Scripture, Reason, and Tradition in Anglican Theology
Scripture, reason, and tradition is a common way of describing the sources and habits of theological judgment within Anglicanism. The phrase is often associated with Richard Hooker and later Anglican writers, although Hooker himself did not present a simple formula or a mechanical balancing of three equal authorities. In Anglican usage, Holy Scripture is treated as the normative witness to Christian faith, while reason and the received tradition of the Church assist in interpretation, doctrinal discernment, and pastoral application. The pattern has shaped Anglican appeals to the Book of Common Prayer, the Thirty-Nine Articles, the ancient creeds, and the teaching of the undivided Church.
Historical background
The English Reformation inherited both medieval scholastic methods and the humanist return to biblical and patristic sources. Reformers in the Church of England appealed to Scripture against late medieval abuses, but they also retained episcopal order, the ancient creeds, and a liturgical form of worship. This made Anglican theology distinct from approaches that treated the Reformation as a complete break with earlier catholic practice.
Richard Hooker's Of the Laws of Ecclesiastical Polity became especially important for later Anglican reflection. Hooker argued against Puritan claims that every church practice must be expressly commanded in Scripture. He maintained that Scripture contains all things necessary to salvation, while also allowing the Church to order ceremonies and discipline by sanctified judgment where Scripture does not give a direct command.[1] This argument did not make reason or tradition independent sources of revelation. Rather, it located them within the Church's task of receiving, interpreting, and applying the biblical faith.
Theological meaning
In classical Anglican theology, Scripture has primacy because it bears authoritative witness to God's saving revelation in Christ. Article VI of the Thirty-Nine Articles states that Holy Scripture contains all things necessary to salvation, so that no article of faith may be required unless it can be proved from Scripture.[2] Anglican theologians have therefore generally distinguished between doctrines necessary to salvation and matters of ceremony, discipline, or theological opinion.

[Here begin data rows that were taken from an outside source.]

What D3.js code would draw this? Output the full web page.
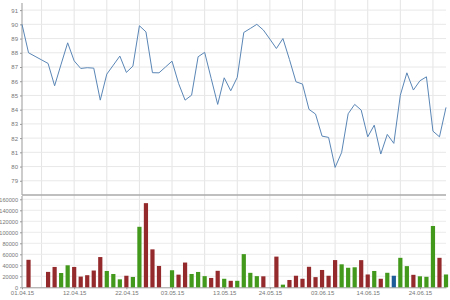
<!DOCTYPE html>
<html>
<head>
<meta charset="utf-8">
<script src="https://cdn.jsdelivr.net/npm/d3@7"></script>
<style>
  body { margin: 0; background: #fff; }
  svg { display: block; }
  .tick text { font-family: "Liberation Sans", Arial, sans-serif; font-size: 6px; fill: #777; }
</style>
</head>
<body>
<svg id="chart"></svg>
<script>
// price per day (index 0 = 01.04.15)
const prices = [
    90.0, 88.0, 87.75, 87.5, 87.25, 85.68, 87.2, 88.7, 87.43, 86.9,
    86.95, 86.92, 84.67, 86.5, 87.13, 87.77, 86.62, 87.06, 89.9, 89.47,
    86.6, 86.59, 87.0, 87.41, 85.85, 84.67, 85.02, 87.72, 88.03, 86.2,
    84.37, 86.24, 85.33, 86.27, 89.43, 89.71, 90.0, 89.6, 88.96, 88.3,
    89.0, 87.53, 85.96, 85.8, 84.02, 83.69, 82.14, 82.05, 79.94, 80.99,
    83.71, 84.37, 83.97, 82.09, 82.91, 80.88, 82.26, 81.63, 85.02, 86.59,
    85.38, 86.03, 86.31, 82.49, 82.09, 84.16
];

// traded volume per day, null where no bar
const volumes = [
    null, 50000, null, null, 28000, 37000, 26000, 40000, 37000, 19500,
    22000, 30500, 55000, 29700, 24200, 14500, 21000, 18800, 110000, 153000,
    69000, 38800, null, 31000, 23000, 45000, 24200, 27900, 20300, 17000,
    30000, 15500, 11800, 11800, 60300, 26300, 20300, 20000, null, 55800,
    4800, 13300, 21000, 15500, 37300, 18500, 31500, 21000, 49500, 41800,
    35500, 36400, 49400, 23300, 29700, 15500, 26400, 21000, 53600, 38500,
    22700, 20000, 19100, 111500, 53600, 23300
];

// bar colour: d = down, u = up, n = neutral
const moves = [
    "", "d", "", "", "d", "d", "u", "u", "d", "d",
    "d", "d", "d", "u", "u", "u", "d", "u", "u", "d",
    "d", "d", "", "u", "d", "d", "u", "u", "u", "d",
    "d", "u", "d", "u", "u", "u", "u", "d", "", "d",
    "u", "d", "d", "d", "d", "d", "d", "d", "d", "u",
    "u", "u", "d", "d", "u", "d", "u", "n", "u", "u",
    "d", "u", "u", "u", "d", "u"
];

const dateTickIdx = [0, 8, 16, 23, 31, 38, 46, 53, 61];
const dateTickLabels = ["01.04.15", "12.04.15", "22.04.15", "03.05.15", "13.05.15",
                        "24.05.15", "03.06.15", "14.06.15", "24.06.15"];
const priceTicks = [79, 80, 81, 82, 83, 84, 85, 86, 87, 88, 89, 90, 91];
const volumeTicks = [0, 20000, 40000, 60000, 80000, 100000, 120000, 140000, 160000];

const width = 450, height = 300;
const left = 22, right = 446;
const priceTop = 3, priceBottom = 195;
const volTop = 196, volBottom = 287.3;

const svg = d3.select("#chart")
    .attr("width", width)
    .attr("height", height);

const x = d3.scaleLinear()
    .domain([0, prices.length - 1])
    .range([left, right]);

const yPrice = d3.scaleLinear()
    .domain([78, 91.5])
    .range([priceBottom, priceTop]);

const yVol = d3.scaleLinear()
    .domain([0, 160000])
    .range([volBottom, 199.3]);

const colors = { d: "#952a2c", u: "#42991c", n: "#1d5c98" };

// vertical grid (every 5 days)
svg.append("g")
    .selectAll("line")
    .data(d3.range(3, prices.length, 5))
    .enter()
    .append("line")
    .attr("x1", d => x(d)).attr("x2", d => x(d))
    .attr("y1", 0).attr("y2", volBottom)
    .attr("stroke", "#e4e4e4")
    .attr("stroke-width", 1);

// horizontal grid, price
svg.append("g")
    .selectAll("line")
    .data(priceTicks)
    .enter()
    .append("line")
    .attr("x1", left).attr("x2", right)
    .attr("y1", d => yPrice(d)).attr("y2", d => yPrice(d))
    .attr("stroke", "#e8e8e8");

// horizontal grid, volume
svg.append("g")
    .selectAll("line")
    .data(volumeTicks.slice(1))
    .enter()
    .append("line")
    .attr("x1", left).attr("x2", right)
    .attr("y1", d => yVol(d)).attr("y2", d => yVol(d))
    .attr("stroke", "#ebebeb");

// price axis
const priceAxis = svg.append("g")
    .attr("transform", `translate(${left},0)`)
    .call(d3.axisLeft(yPrice).tickValues(priceTicks).tickSize(2).tickPadding(2).tickSizeOuter(0));
priceAxis.select(".domain").attr("stroke", "#999").attr("d", `M0,${priceTop}V${priceBottom}`);
priceAxis.selectAll(".tick line").attr("stroke", "#999");

// volume axis
const volAxis = svg.append("g")
    .attr("transform", `translate(${left},0)`)
    .call(d3.axisLeft(yVol).tickValues(volumeTicks).tickFormat(d3.format("d"))
        .tickSize(2).tickPadding(2).tickSizeOuter(0));
volAxis.select(".domain").attr("stroke", "#999").attr("d", `M0,${volTop}V${volBottom}`);
volAxis.selectAll(".tick line").attr("stroke", "#999");
volAxis.selectAll(".tick text").style("font-size", "5.6px");

// date axis
const dateAxis = svg.append("g")
    .attr("transform", `translate(0,${volBottom})`)
    .call(d3.axisBottom(x)
        .tickValues(dateTickIdx)
        .tickFormat((d, i) => dateTickLabels[i])
        .tickSize(2).tickPadding(1).tickSizeOuter(0));
dateAxis.select(".domain").attr("stroke", "#999");
dateAxis.selectAll(".tick line").attr("stroke", "#999");

// separator between panels
svg.append("line")
    .attr("x1", left).attr("x2", right)
    .attr("y1", priceBottom).attr("y2", priceBottom)
    .attr("stroke", "#aaa")
    .attr("stroke-width", 1.5);

// volume bars
const barW = 4.2;
svg.append("g")
    .selectAll("rect")
    .data(volumes.map((v, i) => ({ i: i, v: v, m: moves[i] })).filter(d => d.v !== null))
    .enter()
    .append("rect")
    .attr("x", d => x(d.i) - barW / 2)
    .attr("width", barW)
    .attr("y", d => yVol(d.v))
    .attr("height", d => yVol(0) - yVol(d.v))
    .attr("fill", d => colors[d.m]);

// price line
const line = d3.line()
    .x((d, i) => x(i))
    .y(d => yPrice(d));

svg.append("path")
    .datum(prices)
    .attr("d", line)
    .attr("fill", "none")
    .attr("stroke", "#5a86b6")
    .attr("stroke-width", 1);
</script>
</body>
</html>
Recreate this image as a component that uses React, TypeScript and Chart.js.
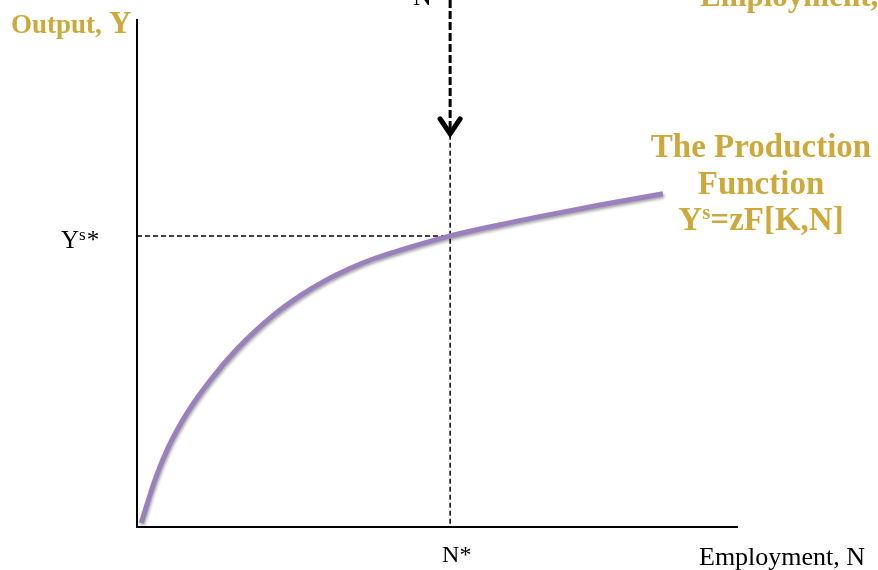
import React, { useEffect, useRef } from "react";
import { Chart, registerables } from "chart.js";

Chart.register(...registerables);

// Production function curve (employment N, output Y) in arbitrary units
const employment = [0.7, 3.0, 5.2, 8.3, 12.2, 16.6, 22.6, 27.1, 31.6, 35.4, 39.6, 43.8, 52.1, 60.4, 68.7, 77.0, 87.5];
const output = [0.8, 9.3, 15.7, 22.4, 28.9, 35.0, 41.6, 45.5, 48.7, 50.9, 52.9, 54.5, 57.3, 59.5, 61.5, 63.4, 65.6];

// Equilibrium
const nStar = 52.1;
const ysStar = 57.3;
const arrowTipY = 77.2;

const GOLD = "#CDA93B";
const SERIF = "'Liberation Serif', 'Times New Roman', serif";

const overlayPlugin = {
  id: "overlay",
  beforeDatasetsDraw(chart: any) {
    const { ctx, chartArea, scales } = chart;
    const xs = scales.x;
    const ys = scales.y;
    const xp = xs.getPixelForValue(nStar);
    const yp = ys.getPixelForValue(ysStar);
    const tip = ys.getPixelForValue(arrowTipY);
    ctx.save();
    ctx.strokeStyle = "#000";
    // upper thick dashed part
    ctx.lineWidth = 3;
    ctx.setLineDash([8, 3]);
    ctx.beginPath();
    ctx.moveTo(xp, 0);
    ctx.lineTo(xp, tip - 4);
    ctx.stroke();
    // lower thin dashed part
    ctx.lineWidth = 1.5;
    ctx.setLineDash([5, 3]);
    ctx.beginPath();
    ctx.moveTo(xp, tip);
    ctx.lineTo(xp, chartArea.bottom);
    ctx.stroke();
    // horizontal dashed
    ctx.beginPath();
    ctx.moveTo(chartArea.left, yp);
    ctx.lineTo(xp, yp);
    ctx.stroke();
    // arrow head
    ctx.setLineDash([]);
    ctx.lineWidth = 5;
    ctx.lineCap = "round";
    ctx.lineJoin = "miter";
    ctx.beginPath();
    ctx.moveTo(xp - 10, tip - 16);
    ctx.lineTo(xp, tip - 1);
    ctx.lineTo(xp + 10, tip - 16);
    ctx.stroke();
    ctx.restore();

    // curve shadow
    ctx.save();
    ctx.shadowColor = "rgba(0,0,0,0.35)";
    ctx.shadowBlur = 3;
    ctx.shadowOffsetX = 1;
    ctx.shadowOffsetY = 2;
  },
  afterDatasetsDraw(chart: any) {
    const { ctx, chartArea, scales } = chart;
    ctx.restore();
    const xs = scales.x;
    const ys = scales.y;
    const xp = xs.getPixelForValue(nStar);
    const yp = ys.getPixelForValue(ysStar);
    ctx.save();
    // axes
    ctx.strokeStyle = "#000";
    ctx.lineWidth = 2;
    ctx.beginPath();
    ctx.moveTo(chartArea.left, chartArea.top);
    ctx.lineTo(chartArea.left, chartArea.bottom);
    ctx.lineTo(chartArea.right, chartArea.bottom);
    ctx.stroke();

    // labels
    ctx.textBaseline = "alphabetic";
    ctx.fillStyle = "#000";
    // Ys*
    ctx.textAlign = "left";
    let x = chartArea.left - 76;
    ctx.font = `25px ${SERIF}`;
    ctx.fillText("Y", x, yp + 12);
    x += ctx.measureText("Y").width;
    ctx.font = `17px ${SERIF}`;
    ctx.fillText("s", x, yp + 4);
    x += ctx.measureText("s").width + 1;
    ctx.font = `25px ${SERIF}`;
    ctx.fillText("*", x, yp + 12);

    // N*
    ctx.font = `24px ${SERIF}`;
    ctx.fillText("N*", xp - 8, 562);
    // top N (cut)
    ctx.font = `26px ${SERIF}`;
    ctx.fillText("N", xp - 37, 5);

    // Employment, N
    ctx.font = `26px ${SERIF}`;
    ctx.fillText("Employment, N", 699, 565);

    // gold labels
    ctx.fillStyle = GOLD;
    ctx.font = `bold 27px ${SERIF}`;
    ctx.fillText("Output,", 11, 33);
    ctx.font = `bold 31px ${SERIF}`;
    ctx.fillText("Y", 109, 33);
    ctx.fillText("Employment, N", 700, 6);

    ctx.font = `bold 33px ${SERIF}`;
    ctx.textAlign = "center";
    ctx.fillText("The Production", 761, 157);
    ctx.fillText("Function", 761, 194);
    // Ys=zF[K,N]
    ctx.textAlign = "left";
    ctx.font = `bold 33px ${SERIF}`;
    const wY = ctx.measureText("Y").width;
    const wRest = ctx.measureText("=zF[K,N]").width;
    ctx.font = `bold 21px ${SERIF}`;
    const wS = ctx.measureText("s").width;
    let sx = 761 - (wY + wS + wRest) / 2;
    ctx.font = `bold 33px ${SERIF}`;
    ctx.fillText("Y", sx, 230);
    sx += wY;
    ctx.font = `bold 21px ${SERIF}`;
    ctx.fillText("s", sx, 219);
    sx += wS;
    ctx.font = `bold 33px ${SERIF}`;
    ctx.fillText("=zF[K,N]", sx, 230);
    ctx.restore();
  },
};

export default function App() {
  const ref = useRef<HTMLCanvasElement | null>(null);
  useEffect(() => {
    if (!ref.current) return;
    const chart = new Chart(ref.current, {
      type: "line",
      data: {
        datasets: [
          {
            data: employment.map((n, i) => ({ x: n, y: output[i] })),
            borderColor: "#9A80BC",
            borderWidth: 5,
            pointRadius: 0,
            cubicInterpolationMode: "monotone",
            borderCapStyle: "butt",
            fill: false,
          },
        ],
      },
      options: {
        animation: false,
        responsive: false,
        maintainAspectRatio: false,
        layout: { padding: { left: 137, right: 140, top: 19, bottom: 43 } },
        plugins: { legend: { display: false }, tooltip: { enabled: false } },
        scales: {
          x: { type: "linear", min: 0, max: 100, display: false },
          y: { type: "linear", min: 0, max: 100, display: false },
        },
      },
      plugins: [overlayPlugin],
    });
    return () => chart.destroy();
  }, []);
  return (
    <div style={{ position: "fixed", left: 0, top: 0, width: 878, height: 570, background: "#fff" }}>
      <canvas ref={ref} width={878} height={570} style={{ width: 878, height: 570 }} />
    </div>
  );
}
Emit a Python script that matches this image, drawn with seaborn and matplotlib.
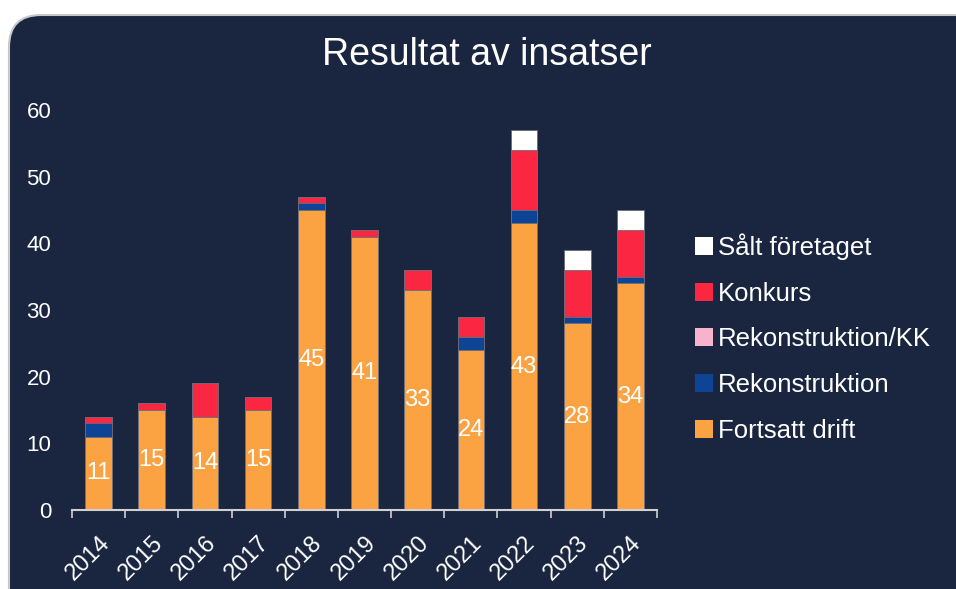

Reason refers not merely to private opinion, but to the disciplined use of the mind in reading Scripture, considering evidence, and judging consequences. It includes grammar, history, moral reasoning, and attention to the order of creation. Tradition refers to the Church's inherited teaching and worship, especially the creeds, the early councils, patristic interpretation, and the settled forms of prayer. In Anglican practice, tradition is often encountered through liturgy: the Book of Common Prayer teaches doctrine by ordering confession, absolution, psalmody, Scripture, creed, intercession, and sacrament.
The relationship among the three is therefore ordered rather than competitive. Scripture norms the Church's teaching; reason serves truthful interpretation; tradition guards continuity with the faithful witness of previous generations. Anglican writers have often used this pattern to resist both individualistic novelty and an unexamined appeal to custom.
Anglican reception
The expression "Scripture, reason, and tradition" became more common in later summaries of Anglican identity, especially in discussions of Anglican comprehensiveness. Some modern accounts speak of a "three-legged stool," but that image can be misleading if it implies three equal authorities. Many Anglican theologians prefer to say that Scripture is primary, while reason and tradition are ministerial aids in the Church's discernment.
The pattern is visible in Anglican liturgical revision, doctrinal controversy, and moral theology. Appeals to the Prayer Book often combine scriptural language, inherited catholic forms, and practical judgment about public worship. Debates within the Anglican Communion likewise frequently turn on how Scripture is to be interpreted, how much weight should be given to earlier Christian consensus, and how reason should evaluate new circumstances.
Although Anglicans have not always agreed on the balance among these elements, the triad remains a useful description of Anglican theological method. It expresses a commitment to biblical authority, intellectual seriousness, and continuity with the historic Church, without reducing theology to either private interpretation or institutional decree.